Triple-check the stuff you pack before taking a long trip. Bonnie, in reconfiguring what went where, left a little plaid purse with two important prescription meds, medical insurance cards, a medical history printout, and her lifetime seniors National Parks pass.

We managed to arrange for her doc's office to fax prescriptions for short-term quantities to a pharmacy in Kona, only to learn that the CVS affiliate could not fill them for those particular drugs from an out-of-state physician. The pharmacy tossed out the faxes. So on our first full day of exploring, we happened upon an Urgent Care office and in a stopover of a bit less than two hours obtained a Hawaii doc's prescriptions, filled them at the CVS affiliate nearby, and while waiting there found Bonnie's tasty New Zealand wine from the Fish Hopper dinner on sale for 10 bucks a bottle.
Spam (and imitators) at the drug store

At the checkout counter, we also encountered a Hawaiian couple purchasing about a dozen cans of Spam --  introduced as a convenience food for American soldiers in World War II, now a much-loved staple in the local diet, and easily stored on a shelf for emergencies. It is even served as a breakfast item at McDonalds here, they noted. 

Other than not having the parks pass, life was back to normal -- and back in the car, we found our way northeasterly across a mountain road to elevations of about 3,000 feet above the ocean, drove through occasional clouds and rain, savored the impressionist-looking sight of trees enshrouded by mist, and inspected bits of dead coral washed up by the ocean.

A great rainbow view in the eastern sky.
And as we stepped out of the car near waves crashing into volcano-deposited black boulders on a west-shore beach, a brilliant 180-degree rainbow graced the sky east from the setting sun.

Back at the hotel about 6:30 p.m., we asked our friendly desk clerk for another restaurant recommendation, perhaps one more modest in price where locals eat.
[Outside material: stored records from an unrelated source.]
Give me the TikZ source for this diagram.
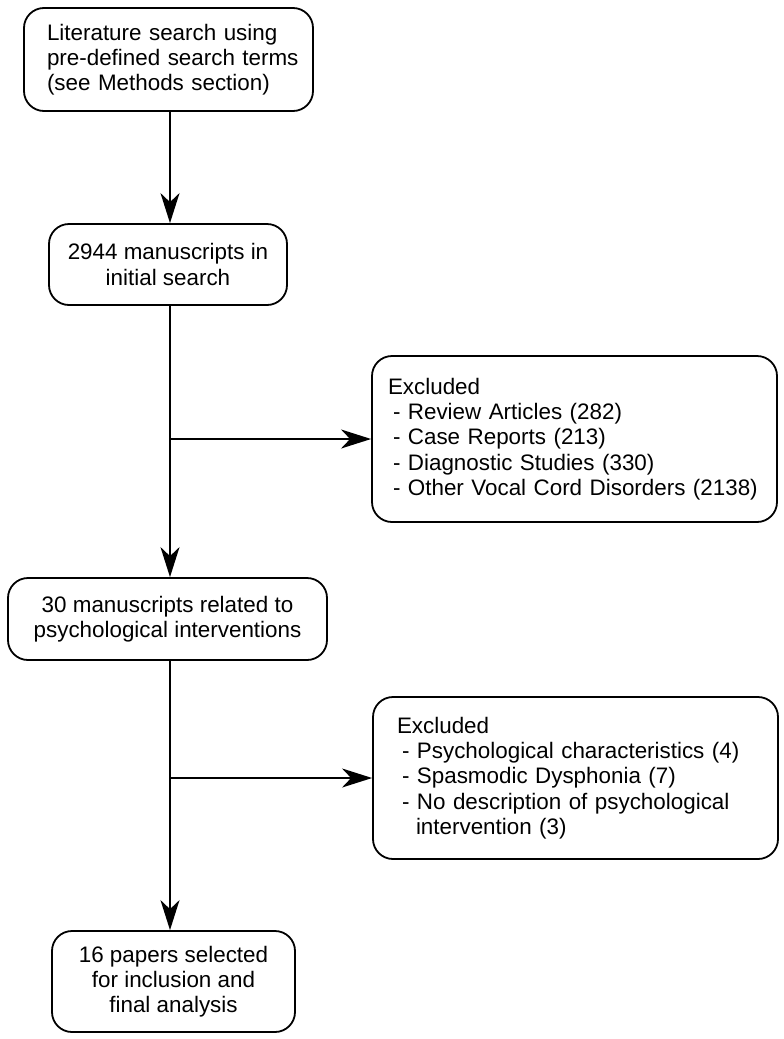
\documentclass[tikz,border=0pt]{standalone}
\usepackage{fontspec}
\setmainfont{Liberation Sans}
\usetikzlibrary{arrows.meta}
\begin{document}
\begin{tikzpicture}[x=1pt,y=-1pt,
  box/.style={draw=black,line width=1.8pt,rounded corners=20pt,inner sep=0pt,
    font=\fontsize{22.4}{25.2}\selectfont},
  conn/.style={line width=1.8pt,-{Stealth[length=30pt,width=19pt,inset=9pt]}}]
\useasboundingbox (0,0) rectangle (784,1039);
\node[box,minimum width=289pt,minimum height=103pt,text width=243pt,align=left] (b1) at (168.5,59.5)
  {\mbox{Literature search using}\\\mbox{pre-defined search terms}\\\mbox{(see Methods section)}};
\node[box,minimum width=238pt,minimum height=81pt,align=center] (b2) at (168,264.5)
  {2944 manuscripts in\\initial search};
\node[box,minimum width=319pt,minimum height=82pt,align=center] (b3) at (167.5,619)
  {30 manuscripts related to\\psychological interventions};
\node[box,minimum width=243pt,minimum height=101pt,align=center] (b5) at (173.5,981.5)
  {16 papers selected\\for inclusion and\\final analysis};
\node[box,minimum width=405pt,minimum height=166pt,text width=373pt,align=left] (e1) at (574.5,439)
  {Excluded\\
   \hspace*{5pt}- Review Articles (282)\\
   \hspace*{5pt}- Case Reports (213)\\
   \hspace*{5pt}- Diagnostic Studies (330)\\
   \hspace*{5pt}- Other Vocal Cord Disorders (2138)};
\node[box,minimum width=405pt,minimum height=162pt,text width=357pt,align=left] (e2) at (575.5,778)
  {Excluded\\
   \hspace*{5pt}- Psychological characteristics (4)\\
   \hspace*{5pt}- Spasmodic Dysphonia (7)\\
   \hspace*{5pt}- No description of psychological\\
   \hspace*{19pt}intervention (3)};
\coordinate (j1) at (170,439);
\coordinate (j2) at (170,778);
\draw[conn] (b1.south -| j1) -- (b2.north -| j1);
\draw[conn] (b2.south -| j1) -- (b3.north -| j1);
\draw[conn] (j1) -- (e1.west);
\draw[conn] (b3.south -| j2) -- (b5.north -| j2);
\draw[conn] (j2) -- (e2.west);
\end{tikzpicture}
\end{document}
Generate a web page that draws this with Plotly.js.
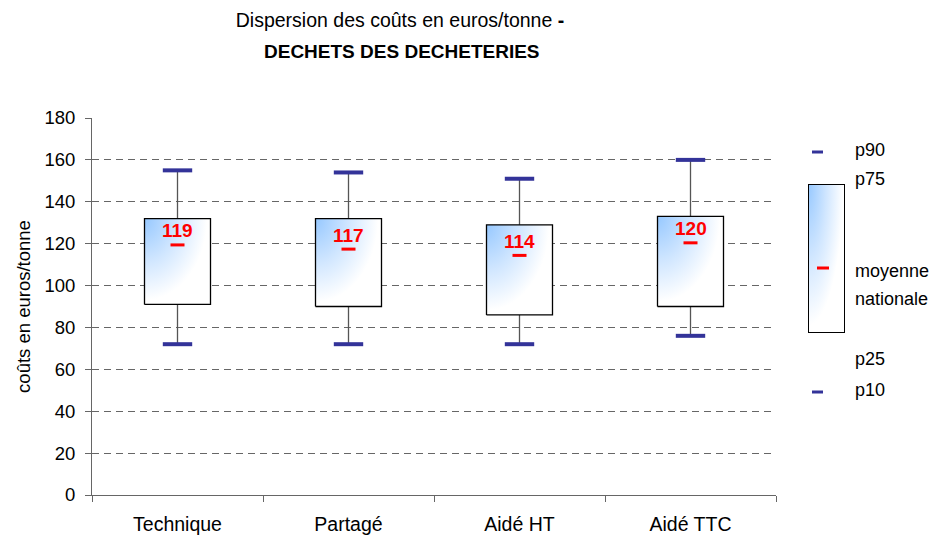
<!DOCTYPE html>
<html><head><meta charset="utf-8">
<script src="https://cdn.plot.ly/plotly-3.0.1.min.js"></script>
<style>html,body{margin:0;padding:0;background:#fff}#chart{width:941px;height:537px}</style>
</head><body><div id="chart"></div>
<script>
// ---- data ----
const categories = ['Technique', 'Partagé', 'Aidé HT', 'Aidé TTC'];
const p10 = [72, 72, 72, 76];
const p25 = [91, 90, 86, 90];
const p75 = [132, 132, 129, 133];
const p90 = [155, 154, 151, 160];
const moyenne = [119.4, 117.4, 114.4, 120.4];
const yTicks = [0, 20, 40, 60, 80, 100, 120, 140, 160, 180];
const legendLabels = ['p90', 'p75', 'moyenne', 'nationale', 'p25', 'p10'];

// ---- style ----
const FONT = 'Arial, "Liberation Sans", sans-serif';
const HW = 0.193;
const NAVY = '#333399';
const RED = '#ff0000';
const gradScale = [[0, 'rgb(150,200,255)'], [0.5, 'rgb(208,230,255)'], [0.95, 'rgb(255,255,255)'], [1, 'rgb(255,255,255)']];

const idx = categories.map((c, i) => i);

// polygon of the box plus a zero-area spike so the radial gradient centre sits on the top-left corner
function spikeBox(xl, xr, yb, yt) {
  const w = xr - xl, h = yt - yb;
  return { x: [xl, xl, xl - w, xl, xr, xr, xl], y: [yb, yt, yt + h, yt, yt, yb, yb] };
}

const traces = [];
const wx = [], wy = [];
idx.forEach(i => { wx.push(i, i, null); wy.push(p10[i], p90[i], null); });
traces.push({ type: 'scatter', mode: 'lines', x: wx, y: wy, line: { color: '#555', width: 1.3 }, hoverinfo: 'skip' });

idx.forEach(i => {
  const s = spikeBox(i - HW, i + HW, p25[i], p75[i]);
  traces.push({ type: 'scatter', mode: 'none', x: s.x, y: s.y, fill: 'toself',
    fillcolor: 'rgb(150,200,255)', fillgradient: { type: 'radial', colorscale: gradScale },
    line: { width: 0, simplify: false }, hoverinfo: 'skip' });
});

const ox = [], oy = [];
idx.forEach(i => {
  ox.push(i - HW, i - HW, i + HW, i + HW, i - HW, null);
  oy.push(p25[i], p75[i], p75[i], p25[i], p25[i], null);
});
traces.push({ type: 'scatter', mode: 'lines', x: ox, y: oy, line: { color: '#000', width: 1.3 }, hoverinfo: 'skip' });

traces.push({ type: 'scatter', mode: 'markers', x: idx.concat(idx), y: p90.concat(p10),
  marker: { symbol: 'line-ew', size: 21, color: NAVY, line: { color: NAVY, width: 4 } }, hoverinfo: 'skip' });

traces.push({ type: 'scatter', mode: 'markers', x: idx, y: moyenne,
  marker: { symbol: 'line-ew', size: 10, color: RED, line: { color: RED, width: 3 } }, hoverinfo: 'skip' });

// legend box (on its own small axes)
const lb = spikeBox(0, 1, 0, 1);
traces.push({ type: 'scatter', mode: 'none', x: lb.x, y: lb.y, xaxis: 'x2', yaxis: 'y2', fill: 'toself',
  fillcolor: 'rgb(150,200,255)', fillgradient: { type: 'radial', colorscale: gradScale },
  line: { width: 0, simplify: false }, hoverinfo: 'skip' });
traces.push({ type: 'scatter', mode: 'lines', x: [0, 0, 1, 1, 0], y: [0, 1, 1, 0, 0], xaxis: 'x2', yaxis: 'y2',
  line: { color: '#000', width: 2 }, hoverinfo: 'skip' });

const W = 839, H = 377, L = 92, B = 495;
const px = v => (v - L) / W, py = v => (B - v) / H;
const legY = [150, 179, 271, 299, 359, 390];
const annotations = legendLabels.map((t, k) => ({ text: t, xref: 'paper', yref: 'paper', x: px(853), y: py(legY[k]),
  xanchor: 'left', yanchor: 'middle', showarrow: false, font: { size: 18, color: '#000' } }));
annotations.push({ text: '<b>DECHETS DES DECHETERIES</b>', xref: 'paper', yref: 'paper', x: px(402), y: py(51),
  xanchor: 'center', yanchor: 'middle', showarrow: false, font: { size: 19, color: '#000' } });
// mean value labels above the red marks
idx.forEach(i => annotations.push({ text: '<b>' + Math.round(moyenne[i]) + '</b>', xref: 'x', yref: 'y',
  x: i, y: moyenne[i], xanchor: 'center', yanchor: 'middle', yshift: 14, showarrow: false,
  font: { family: FONT, size: 19, color: RED } }));

const shapes = [
  { type: 'line', xref: 'paper', yref: 'paper', x0: px(812), x1: px(823), y0: py(152), y1: py(152), line: { color: NAVY, width: 3 } },
  { type: 'line', xref: 'paper', yref: 'paper', x0: px(812), x1: px(823), y0: py(392), y1: py(392), line: { color: NAVY, width: 3 } },
  { type: 'line', xref: 'paper', yref: 'paper', x0: px(817), x1: px(829), y0: py(268), y1: py(268), line: { color: RED, width: 3 } }
];

const layout = {
  width: 941, height: 537, margin: { l: 92, r: 10, t: 118, b: 42 },
  paper_bgcolor: '#fff', plot_bgcolor: '#fff', showlegend: false,
  font: { family: FONT, color: '#000' },
  title: { text: 'Dispersion des coûts en euros/tonne <b>-</b>', xref: 'container', x: 400 / 941, xanchor: 'center',
    yref: 'container', y: 1 - 20 / 537, yanchor: 'middle', font: { size: 19.5, color: '#000' } },
  xaxis: { domain: [0, 684 / 839], range: [-0.5, 3.5], tickvals: idx, ticktext: categories, ticks: '',
    showgrid: false, zeroline: false, showline: true, linecolor: '#666', linewidth: 1,
    tickfont: { size: 19.5 }, ticklabelstandoff: 12,
    minor: { tickvals: [-0.5, 0.5, 1.5, 2.5, 3.5], ticks: 'outside', ticklen: 6, tickcolor: '#666', showgrid: false },
    fixedrange: true },
  yaxis: { range: [0, 180], tickvals: yTicks, ticks: 'outside', ticklen: 6, tickcolor: '#666',
    showline: true, linecolor: '#666', linewidth: 1, showgrid: true, gridcolor: '#666', griddash: '7px,5px', gridwidth: 1,
    zeroline: false, tickfont: { size: 18.5 }, ticklabelstandoff: 6,
    title: { text: 'coûts en euros/tonne', font: { size: 18.5 }, standoff: 8 }, fixedrange: true },
  xaxis2: { domain: [px(808), px(845)], range: [0, 1], anchor: 'y2', visible: false, fixedrange: true },
  yaxis2: { domain: [py(333), py(184)], range: [0, 1], anchor: 'x2', visible: false, fixedrange: true },
  annotations: annotations,
  shapes: shapes
};

Plotly.newPlot('chart', traces, layout, { staticPlot: true, displayModeBar: false });
</script>
</body></html>
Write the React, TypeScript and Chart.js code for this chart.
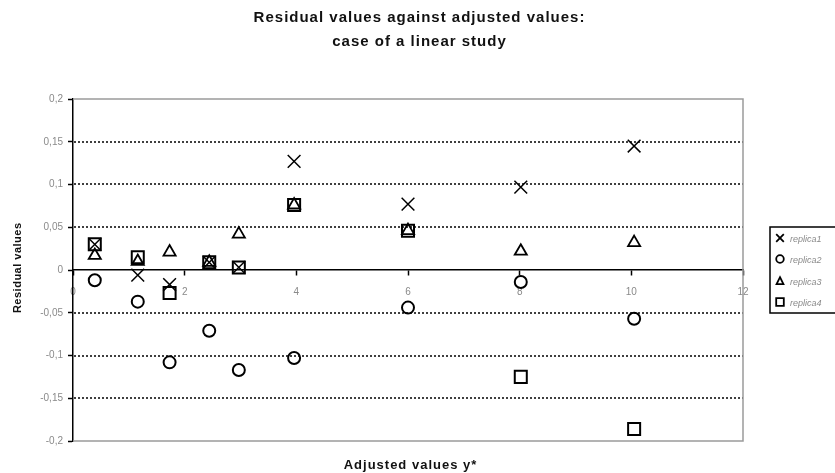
import React, { useEffect, useRef } from "react";
import { Chart, registerables } from "chart.js";

Chart.register(...registerables);

// ---- data ----
const xValues = [0.39, 1.16, 1.73, 2.44, 2.97, 3.96, 6.0, 8.02, 10.05];
const replica1 = [0.03, -0.006, -0.017, 0.009, 0.003, 0.127, 0.077, 0.097, 0.145];
const replica2 = [-0.012, -0.037, -0.108, -0.071, -0.117, -0.103, -0.044, -0.014, -0.057];
const replica3 = [0.017, 0.01, 0.021, 0.009, 0.042, 0.076, 0.046, 0.022, 0.032];
const replica4 = [0.03, 0.015, -0.027, 0.009, 0.003, 0.076, 0.046, -0.125, -0.186];
const seriesNames = ["replica1", "replica2", "replica3", "replica4"];
const titleLines = ["Residual values against adjusted values:", "case of a linear study"];
const xTitle = "Adjusted values y*";
const yTitle = "Residual values";

const FONT = '"Liberation Sans", Arial, sans-serif';
const TICK_GRAY = "#8a8a8a";

function fmt(v: number): string {
  const r = Math.round(v * 100) / 100;
  return String(r === 0 ? 0 : r).replace(".", ",");
}

function drawGlyph(ctx: CanvasRenderingContext2D, kind: string, x: number, y: number, s: number) {
  ctx.beginPath();
  if (kind === "crossRot") {
    ctx.moveTo(x - s, y - s);
    ctx.lineTo(x + s, y + s);
    ctx.moveTo(x + s, y - s);
    ctx.lineTo(x - s, y + s);
  } else if (kind === "circle") {
    ctx.arc(x, y, s, 0, Math.PI * 2);
  } else if (kind === "triangle") {
    ctx.moveTo(x, y - s);
    ctx.lineTo(x + s * 0.9, y + s * 0.8);
    ctx.lineTo(x - s * 0.9, y + s * 0.8);
    ctx.closePath();
  } else {
    ctx.rect(x - s, y - s, 2 * s, 2 * s);
  }
  ctx.stroke();
}

const legendKinds = ["crossRot", "circle", "triangle", "rect"];

function spacedText(ctx: any, text: string, x: number, y: number, spacing: number) {
  ctx.letterSpacing = `${spacing}px`;
  ctx.fillText(text, x + spacing / 2, y);
  ctx.letterSpacing = "0px";
}

const framePlugin = {
  id: "frame",
  beforeDatasetsDraw(chart: any) {
    const { ctx, chartArea: a } = chart;
    const y = chart.scales.y;
    ctx.save();
    ctx.strokeStyle = "#000";
    ctx.lineWidth = 1.5;
    ctx.setLineDash([2, 2]);
    y.ticks.forEach((t: any) => {
      const v = t.value;
      if (Math.abs(v) < 1e-9 || Math.abs(v) > 0.199) return;
      const py = Math.round(y.getPixelForValue(v));
      ctx.beginPath();
      ctx.moveTo(a.left + 1, py);
      ctx.lineTo(a.right, py);
      ctx.stroke();
    });
    ctx.setLineDash([]);
    ctx.strokeStyle = "#9a9a9a";
    ctx.lineWidth = 1.5;
    ctx.beginPath();
    ctx.moveTo(a.left, a.top);
    ctx.lineTo(a.right, a.top);
    ctx.lineTo(a.right, a.bottom);
    ctx.lineTo(a.left, a.bottom);
    ctx.stroke();
    ctx.restore();
  },
  afterDraw(chart: any) {
    const { ctx } = chart;
    ctx.save();
    // titles
    ctx.fillStyle = "#111";
    ctx.textAlign = "center";
    ctx.textBaseline = "middle";
    ctx.font = `bold 15px ${FONT}`;
    spacedText(ctx, titleLines[0], 419, 18, 1);
    spacedText(ctx, titleLines[1], 419, 42, 1);
    ctx.font = `bold 13px ${FONT}`;
    spacedText(ctx, xTitle, 410, 465, 1);
    ctx.save();
    ctx.translate(18, 268);
    ctx.rotate(-Math.PI / 2);
    ctx.font = `bold 11px ${FONT}`;
    spacedText(ctx, yTitle, 0, 0, 0.5);
    ctx.restore();

    // legend
    const lx = 770;
    const ly = 227;
    ctx.strokeStyle = "#000";
    ctx.lineWidth = 1.5;
    ctx.strokeRect(lx, ly, 80, 86);
    const rows = [238, 259, 281, 302];
    seriesNames.forEach((name, i) => {
      ctx.strokeStyle = "#000";
      ctx.lineWidth = 1.8;
      drawGlyph(ctx, legendKinds[i], 780, rows[i], 3.8);
      ctx.fillStyle = TICK_GRAY;
      ctx.textAlign = "left";
      ctx.font = `italic 9px ${FONT}`;
      ctx.fillText(name, 790, rows[i] + 1);
    });
    ctx.restore();
  },
};

export default function App() {
  const ref = useRef<HTMLCanvasElement | null>(null);

  useEffect(() => {
    if (!ref.current) return;
    const mk = (arr: number[]) => xValues.map((x, i) => ({ x, y: arr[i] }));
    const base = {
      borderColor: "#000",
      backgroundColor: "rgba(0,0,0,0)",
      showLine: false,
    };
    const chart = new Chart(ref.current, {
      type: "scatter",
      data: {
        datasets: [
          { ...base, label: seriesNames[0], data: mk(replica1), pointStyle: "crossRot", pointRadius: 9, borderWidth: 1.5 },
          { ...base, label: seriesNames[1], data: mk(replica2), pointStyle: "circle", pointRadius: 6, borderWidth: 2 },
          { ...base, label: seriesNames[2], data: mk(replica3), pointStyle: "triangle", pointRadius: 7, borderWidth: 1.8 },
          { ...base, label: seriesNames[3], data: mk(replica4), pointStyle: "rect", pointRadius: 8.5, borderWidth: 2 },
        ],
      },
      options: {
        animation: false,
        responsive: false,
        devicePixelRatio: 1,
        layout: { padding: { left: 33, right: 92, top: 99, bottom: 32 } },
        plugins: {
          legend: { display: false },
          title: { display: false },
          tooltip: { enabled: false },
        },
        scales: {
          x: {
            type: "linear",
            min: 0,
            max: 12,
            position: { y: 0 } as any,
            ticks: {
              stepSize: 2,
              color: TICK_GRAY,
              font: { family: FONT, size: 10 },
              padding: 11,
              maxRotation: 0,
            },
            grid: {
              display: true,
              drawOnChartArea: false,
              drawTicks: true,
              tickLength: 5,
              tickColor: "#000",
              tickWidth: 1.5,
            },
            border: { display: true, color: "#000", width: 1.5 },
          },
          y: {
            type: "linear",
            min: -0.2,
            max: 0.2,
            ticks: {
              stepSize: 0.05,
              color: TICK_GRAY,
              font: { family: FONT, size: 10 },
              padding: 5,
              callback: (v: any) => fmt(Number(v)),
            },
            grid: {
              display: true,
              drawOnChartArea: false,
              drawTicks: true,
              tickLength: 5,
              tickColor: "#000",
              tickWidth: 1.5,
            },
            border: { display: true, color: "#000", width: 1.5 },
            afterFit: (s: any) => {
              s.width = 40;
            },
          },
        },
      },
      plugins: [framePlugin],
    } as any);
    return () => chart.destroy();
  }, []);

  return (
    <div style={{ position: "fixed", left: 0, top: 0, width: 835, height: 473, background: "#fff" }}>
      <canvas ref={ref} width={835} height={473} style={{ display: "block" }} />
    </div>
  );
}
She pointed across the the parking lot, across the road, to The Island Grill. It was packed, with six groups waiting for tables, and most of the patrons were Hawaiians, many with children in tow.

Dinner was unusual, to say the least -- a dish named the "Moco Loco," with the most elaborate and costly version at $14.95 featuring a bed of steamed rice topped by two scrambled eggs and the choice of three items from a list of other garnishments.
Dinner at The Island Grill

 We picked fried shrimp, panko-crusted pounded fried chicken breast and a corned beef patty, with a glass of Pinot Grigio for Bonnie and a cup of Kona-blend coffee for me. With tip, it came to just under $30.

A bit of travel philosophy   

Bonnie, with camera and coastal view
Dealing with the prescriptions problem was the reason we intersected at that roadside sky-pointer with forest conservationist Rob Yagi.  As I noted at the top of this blog post, timing is everything. And you have to be open to possibilities.

We may have planned flights, and rental cars, and places to stay on three islands before we get back home, but from day to day, life happens. And we seem always to be the better for it.